That seems a bit over the top. It seems obvious that a relationship between scope and depth is meaningful. How is that "winging it"?
I mean even you "just" using your chain to hold you..... do you put the same amount of chain (rode) out in every depth? Do you bother with an anchor on the end of it? (I think that even chain can become all taught in enough wind but it sounds like not yours?)
So you just put out X feet (or meters) of chain no matter the depth. Same every time?
The whole scope idea is based on wind and purpose.
So 3 : 1 is for a short lunch or swim break with no wind.
A 5 : 1 scope is for an overnite with no wind
A 7 : 1 scope is for an overnite with winds up to about 20 kts
A 10 : 1 scope is for an overnite with winds over 20 kts.
Now when you start calculating chain length in those situations you will find out that you can get close to what the math would also tell you.
As stated before the stronger the wind or the current the higher the counteracting force needs to be and that means more chain.
Let's say you want to anchor in 5 mtrs of depth and there will be max 2 Bft, then the wind force will be 6 N/m2. If you then have 25 m2 of frontal surface, the total force on your boat would be 150 N. My anchor weighs 50 kg, so that is already 500 N and the required chain to get to 5 mtrs of depth would be around 8 or 9 mtrs. At 4 kg or 40 N per mtr that would make it 320 - 360 N, which means that I would have a total of close to 850 N to counteract the 150 N the wind would put on my boat. So in theory I would be fine with just laying the anchor on the sea bed, not even setting it. And that is then for no waves, no current and no change in wind speed. As soon as there is a current or waves or a change in wind speed, you would need to change your calculations.
So for safety purposes all calculations start with a minimum of 4 bft.

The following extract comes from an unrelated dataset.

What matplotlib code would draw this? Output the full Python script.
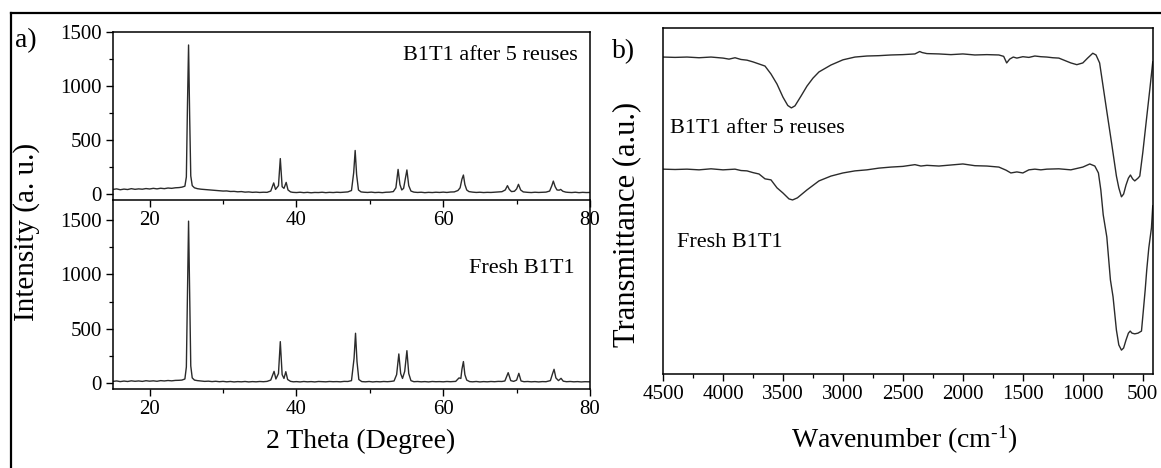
import matplotlib

matplotlib.use("Agg")
import matplotlib.pyplot as plt
from matplotlib.lines import Line2D
from matplotlib.ticker import MultipleLocator

plt.rcParams["font.family"] = ["Liberation Serif", "DejaVu Serif"]
plt.rcParams["mathtext.fontset"] = "custom"
plt.rcParams["mathtext.rm"] = "Liberation Serif"
plt.rcParams["mathtext.it"] = "Liberation Serif:italic"

LINE = "#2b2b2b"

# XRD, catalyst after 5 reuses
xrd_angle_reused = [
    15.0, 15.5, 16.0, 16.5, 17.0, 17.5, 18.0, 18.5, 19.0, 19.5, 20.0, 20.5, 21.0, 21.5,
    22.0, 22.5, 23.0, 23.5, 24.0, 24.4, 24.8, 25.0, 25.15, 25.3, 25.45, 25.6, 25.8, 26.1,
    26.5, 27.0, 27.5, 28.0, 28.5, 29.0, 29.5, 30.0, 30.5, 31.0, 31.5, 32.0, 32.5, 33.0,
    33.5, 34.0, 34.5, 35.0, 35.5, 36.0, 36.5, 36.9, 37.15, 37.55, 37.8, 38.05, 38.3, 38.6,
    38.85, 39.2, 39.5, 40.0, 40.5, 41.0, 41.5, 42.0, 42.5, 43.0, 43.5, 44.0, 44.5, 45.0,
    45.5, 46.0, 46.5, 47.0, 47.5, 47.8, 48.0, 48.2, 48.45, 48.8, 49.2, 49.7, 50.2, 50.7,
    51.2, 51.7, 52.2, 52.7, 53.2, 53.55, 53.85, 54.1, 54.35, 54.6, 54.85, 55.05, 55.3,
    55.6, 56.0, 56.5, 57.0, 57.5, 58.0, 58.5, 59.0, 59.5, 60.0, 60.5, 61.0, 61.5, 62.0,
    62.3, 62.55, 62.75, 62.95, 63.2, 63.5, 64.0, 64.5, 65.0, 65.5, 66.0, 66.5, 67.0, 67.5,
    68.0, 68.45, 68.75, 69.0, 69.3, 69.7, 70.0, 70.25, 70.55, 70.9, 71.5, 72.0, 72.5,
    73.0, 73.5, 74.0, 74.5, 74.8, 75.0, 75.25, 75.5, 75.8, 76.0, 76.3, 76.7, 77.0, 77.5,
    78.0, 78.5, 79.0, 79.5, 80.0,
]
xrd_counts_reused = [
    45, 50, 42, 48, 44, 52, 46, 50, 47, 53, 49, 55, 50, 56,
    52, 58, 55, 60, 62, 66, 75, 160, 820, 1380, 720, 170, 80, 60,
    52, 47, 44, 40, 38, 35, 33, 30, 31, 26, 27, 23, 25, 20,
    22, 18, 20, 17, 19, 18, 30, 105, 45, 80, 330, 70, 55, 110,
    40, 22, 18, 16, 19, 15, 18, 14, 17, 16, 19, 15, 18, 16,
    19, 17, 20, 22, 35, 200, 405, 180, 40, 22, 19, 17, 20, 16,
    18, 15, 19, 20, 25, 60, 230, 90, 40, 55, 150, 225, 80,
    30, 20, 17, 19, 15, 18, 16, 19, 17, 20, 17, 21, 22, 35,
    60, 140, 178, 90, 40, 25, 20, 17, 19, 16, 18, 17, 19, 20,
    24, 40, 80, 45, 25, 28, 50, 92, 40, 22, 18, 16, 19,
    17, 18, 20, 30, 80, 122, 70, 40, 38, 45, 28, 20, 18, 16,
    19, 15, 18, 16, 17,
]

# XRD, fresh catalyst
xrd_angle_fresh = [
    15.0, 15.5, 16.0, 16.5, 17.0, 17.5, 18.0, 18.5, 19.0, 19.5, 20.0, 20.5, 21.0, 21.5,
    22.0, 22.5, 23.0, 23.5, 24.0, 24.4, 24.8, 25.0, 25.15, 25.3, 25.45, 25.6, 25.8, 26.1,
    26.5, 27.0, 27.5, 28.0, 28.5, 29.0, 29.5, 30.0, 30.5, 31.0, 31.5, 32.0, 32.5, 33.0,
    33.5, 34.0, 34.5, 35.0, 35.5, 36.0, 36.5, 36.95, 37.2, 37.55, 37.8, 38.05, 38.3, 38.55,
    38.8, 39.2, 39.6, 40.0, 40.5, 41.0, 41.5, 42.0, 42.5, 43.0, 43.5, 44.0, 44.5, 45.0,
    45.5, 46.0, 46.5, 47.0, 47.5, 47.85, 48.05, 48.25, 48.5, 48.9, 49.4, 49.9, 50.4, 50.9,
    51.4, 51.9, 52.4, 52.9, 53.3, 53.65, 53.95, 54.2, 54.45, 54.75, 55.05, 55.3, 55.6,
    56.0, 56.5, 57.0, 57.5, 58.0, 58.5, 59.0, 59.5, 60.0, 60.5, 61.0, 61.7, 62.15, 62.4,
    62.55, 62.75, 62.95, 63.2, 63.6, 64.0, 64.5, 65.0, 65.5, 66.0, 66.5, 67.0, 67.5, 68.0,
    68.4, 68.85, 69.2, 69.6, 70.0, 70.3, 70.6, 71.0, 71.5, 72.0, 72.5, 73.0, 73.5, 74.0,
    74.6, 74.9, 75.1, 75.35, 75.7, 76.05, 76.35, 76.8, 77.3, 77.8, 78.3, 78.8, 79.3, 80.0,
]
xrd_counts_fresh = [
    18, 22, 16, 21, 17, 23, 19, 22, 18, 24, 20, 23, 19, 25,
    22, 26, 23, 27, 28, 30, 40, 150, 850, 1490, 800, 160, 50, 30,
    25, 22, 18, 20, 16, 19, 15, 18, 14, 17, 13, 16, 14, 17,
    13, 16, 14, 17, 15, 18, 30, 110, 40, 90, 383, 80, 45, 107,
    35, 18, 14, 16, 13, 17, 14, 16, 13, 17, 15, 14, 17, 15,
    16, 14, 18, 17, 25, 230, 460, 200, 35, 16, 14, 17, 13, 16,
    14, 17, 15, 18, 22, 80, 270, 90, 45, 110, 300, 90, 25,
    15, 17, 14, 16, 13, 17, 15, 16, 14, 17, 15, 18, 50, 45,
    130, 200, 80, 30, 16, 14, 17, 13, 16, 14, 17, 15, 18, 17,
    22, 98, 25, 18, 30, 92, 22, 15, 17, 14, 16, 13, 16, 15,
    25, 90, 129, 50, 25, 46, 20, 15, 17, 14, 16, 13, 15, 14,
]

# FTIR, catalyst after 5 reuses (arbitrary transmittance scale)
ftir_wn_reused = [
    4500, 4400, 4300, 4200, 4100, 4000, 3950, 3900, 3850, 3800, 3750, 3700, 3650, 3600,
    3550, 3500, 3460, 3430, 3400, 3350, 3300, 3250, 3200, 3100, 3000, 2900, 2800, 2700,
    2600, 2500, 2400, 2360, 2340, 2300, 2200, 2100, 2000, 1900, 1800, 1700, 1660, 1635,
    1610, 1580, 1550, 1500, 1450, 1400, 1350, 1300, 1250, 1200, 1150, 1100, 1050, 1000,
    960, 917, 890, 860, 830, 800, 760, 720, 700, 678, 660, 640, 620, 603, 585, 567, 540,
    525, 500, 470, 440, 417,
]
ftir_t_reused = [
    91.6, 91.5, 91.6, 91.4, 91.6, 91.3, 91.0, 91.4, 90.9, 90.7, 90.2, 89.6, 89.0, 86.7,
    83.8, 80.0, 77.6, 76.9, 77.5, 80.3, 83.2, 85.5, 87.3, 89.3, 90.8, 91.6, 91.9, 92.0,
    92.2, 92.3, 92.5, 93.2, 92.9, 92.6, 92.5, 92.3, 92.5, 92.2, 92.3, 92.2, 91.8, 89.9,
    91.0, 91.6, 91.3, 91.7, 91.5, 91.9, 91.7, 91.6, 91.4, 91.3, 90.6, 89.9, 89.4, 89.9,
    91.3, 92.7, 92.2, 89.9, 82.9, 75.9, 66.7, 57.2, 53.8, 51.2, 52.0, 54.6, 56.6, 57.5,
    56.4, 55.8, 56.6, 57.2, 64.0, 73.4, 82.7, 90.2,
]

# FTIR, fresh catalyst
ftir_wn_fresh = [
    4500, 4400, 4300, 4200, 4100, 4000, 3900, 3850, 3800, 3750, 3700, 3650, 3600, 3550,
    3500, 3450, 3420, 3380, 3300, 3200, 3100, 3000, 2900, 2800, 2700, 2600, 2500, 2400,
    2350, 2300, 2200, 2100, 2000, 1900, 1800, 1700, 1640, 1600, 1550, 1500, 1450, 1400,
    1350, 1300, 1200, 1100, 1000, 942, 900, 870, 850, 830, 800, 770, 748, 720, 700, 678,
    660, 640, 620, 605, 590, 567, 540, 511, 495, 480, 467, 450, 428, 417,
]
ftir_t_fresh = [
    59.2, 59.1, 59.2, 59.0, 59.3, 59.0, 59.2, 58.8, 58.7, 58.2, 57.8, 56.4, 56.1, 53.8,
    52.3, 50.6, 50.3, 50.9, 53.2, 55.8, 57.2, 58.1, 58.7, 59.0, 59.5, 59.8, 60.0, 60.5,
    60.1, 60.3, 60.1, 60.4, 60.7, 60.2, 60.1, 59.8, 58.9, 58.1, 58.4, 58.1, 59.0, 59.2,
    59.0, 59.2, 59.3, 59.0, 59.8, 60.7, 60.1, 58.1, 53.2, 46.0, 39.6, 27.2, 22.3, 12.7,
    8.4, 6.9, 7.5, 9.8, 11.8, 12.4, 11.8, 11.6, 11.8, 12.4, 18.5, 24.3, 30.1, 36.4,
    42.2, 48.6,
]

xrd_ticks = [20, 40, 60, 80]
ftir_ticks = [4500, 4000, 3500, 3000, 2500, 2000, 1500, 1000, 500]

fig = plt.figure(figsize=(11.61, 4.68), dpi=100)


def style_axes(ax):
    for side in ("left", "right", "top", "bottom"):
        ax.spines[side].set_linewidth(1.1)
    ax.tick_params(which="major", direction="out", length=5, width=1.0, labelsize=15, pad=3)
    ax.tick_params(which="minor", direction="out", length=3, width=0.9)


# bottom XRD panel (fresh)
ax_fresh = fig.add_axes([0.0973, 0.1688, 0.4109, 0.4038])
ax_fresh.plot(xrd_angle_fresh, xrd_counts_fresh, color=LINE, lw=1.0)
ax_fresh.set_xlim(15, 80)
ax_fresh.set_ylim(-52, 1684)
ax_fresh.spines["top"].set_visible(False)
ax_fresh.set_xticks(xrd_ticks)
ax_fresh.xaxis.set_minor_locator(MultipleLocator(10))
ax_fresh.set_yticks([0, 500, 1000, 1500])
ax_fresh.yaxis.set_minor_locator(MultipleLocator(250))
style_axes(ax_fresh)
ax_fresh.text(0.9686, 0.615, "Fresh B1T1", transform=ax_fresh.transAxes,
              ha="right", va="baseline", fontsize=16)

# top XRD panel (after 5 reuses)
ax_reused = fig.add_axes([0.0973, 0.5726, 0.4109, 0.359])
ax_reused.set_zorder(ax_fresh.get_zorder() + 1)
ax_reused.patch.set_alpha(0)
ax_reused.plot(xrd_angle_reused, xrd_counts_reused, color=LINE, lw=1.0)
ax_reused.set_xlim(15, 80)
ax_reused.set_ylim(-53, 1500)
ax_reused.set_xticks(xrd_ticks)
ax_reused.xaxis.set_minor_locator(MultipleLocator(10))
ax_reused.set_yticks([0, 500, 1000, 1500])
ax_reused.yaxis.set_minor_locator(MultipleLocator(250))
style_axes(ax_reused)
ax_reused.text(0.975, 0.833, "B1T1 after 5 reuses", transform=ax_reused.transAxes,
               ha="right", va="baseline", fontsize=16)

# FTIR panel
ax_ir = fig.add_axes([0.5711, 0.2009, 0.4220, 0.7393])
ax_ir.plot(ftir_wn_reused, ftir_t_reused, color=LINE, lw=1.0)
ax_ir.plot(ftir_wn_fresh, ftir_t_fresh, color=LINE, lw=1.0)
ax_ir.set_xlim(4500, 415)
ax_ir.set_ylim(0, 100)
ax_ir.set_xticks(ftir_ticks)
ax_ir.xaxis.set_minor_locator(MultipleLocator(250))
ax_ir.set_yticks([])
style_axes(ax_ir)
ax_ir.text(0.0143, 0.6965, "B1T1 after 5 reuses", transform=ax_ir.transAxes,
           ha="left", va="baseline", fontsize=16)
ax_ir.text(0.0286, 0.367, "Fresh B1T1", transform=ax_ir.transAxes,
           ha="left", va="baseline", fontsize=16)

# shared labels and panel letters
fig.text(27 / 1161, 1 - 232 / 468, "Intensity (a. u.)", rotation=90,
         ha="center", va="center", fontsize=21)
fig.text(361 / 1161, 1 - 448 / 468, "2 Theta (Degree)", ha="center",
         va="baseline", fontsize=20)
fig.text(627 / 1161, 1 - 224 / 468, "Transmittance (a.u.)", rotation=90,
         ha="center", va="center", fontsize=22)
fig.text(904 / 1161, 1 - 448 / 468, r"Wavenumber (cm$^{\text{-}1}$)",
         ha="center", va="baseline", fontsize=20)
fig.text(15 / 1161, 1 - 47 / 468, "a)", ha="left", va="baseline", fontsize=20)
fig.text(612 / 1161, 1 - 58 / 468, "b)", ha="left", va="baseline", fontsize=20)

# frame around the whole figure (left and top edges)
x0, y0 = 10.5 / 1161, 1 - 13 / 468
fig.add_artist(Line2D([x0, x0], [0, y0], transform=fig.transFigure, color="black", lw=1.6))
fig.add_artist(Line2D([x0, 1], [y0, y0], transform=fig.transFigure, color="black", lw=1.6))

fig.savefig("out.png", dpi=100)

If we would anchor at the same windspeed in e.g. 15 mtrs of depth then automatically we will have more chain, otherwise we don't reach the sea bed and we would just be floating. So that would be around 19 mtrs of chain for my boat, which is 76 kg, plus the 50 of the anchor, makes a total of 126 kg or 1260 N, which would be more than enough to counteract the 150 N the wind will put on the boat.
The problem is that in my area there is no accurate forecast, so I will never anchor with a guaranteed 2 Bft in mind. In 99 % of the time the forecast is not a little bit off, it is way off. There have even been times that 2 Bft was forecasted and in reality I had 12 Bft.
So the answer to your question is that in theory you could anchor based on the forecasted wind and if you would calculate it correctly you would be safe. However, any moment the forecast is off you could be dragging your anchor, since you have calculated for much less wind.
When you would calculate the required chain for 0 speed, 20 kts and 35 kts you will find out that you will be close to that 3 : 1, 5 : 1 and 7 : 1 . And that is also the explanation where that scope came from, since it did not get out of nowhere. The problem however is that it does remain a simplification of the math. May work 50 or even 90 % of the time, but it does not work 100 % of the time. Math does work 100 % of the time, that is the beauty of math in this case. It will tell you exactly what you need for a certain windspeed and current.
The main problem is that the forecasts are often way off and so it is up to you to choose wisely. Good part is that if you calculate for max 8 Bft and you find yourself in 10 bft you know instantly what to do. You don't need to raise the anchor, you just drop more chain and the dragging will stop.
As for taking the holding power of the anchor into my calculations ?
No I don't and I don't do it for a reason.
The anchor will have holding power as long as the shank is not raised more than 25 degrees off the sea bed.
Let's say the anchor has 2500 N holding power when it is dug in.
As soon as that shank is raised to 20 degrees that holding power is now only 1250 N.
If I would need e.g. 4000 N to prevent the anchor from dragging and the chain would provide 1500 N, i would be safe if the anchor shank is level with the sea bed. But as soon as that shank starts to raise I will be below that 4000 N and ultimately I will drag that anchor.
So in my calculations I will calculate the weight of the anchor, but not the multiplying factor which you get through anchoring in a certain type of sea bed. If the anchor has holding power then that is a bonus for me, it is an added safety, but not needed.
I have anchored in small coves where I dropped the anchor on one side of the cove, came 30 mtrs reverse to the other side of the cove and tied of the stern to the shore. Due to the depths of the water I had dropped the anchor in 8 mtrs, but in the middle of the cove it went down to 18 mtrs and then back up again to my boat. In total I did not have 30 mtrs out, but over 50 mtrs. My stern lines were as tight as could be and then I found out that the anchor was lying on some rocks, had not dug in at all. So all I was doing was lying on the weight of the chain and we stayed like that for almost 5 days. Most wind we had in that cave was perhaps 15 to 20 kts, but was no problem at all. I knew I had more than enough chain out to counteract the force that 15 to 20 kts could put on the boat...........even with the shore only a few meters away from the stern.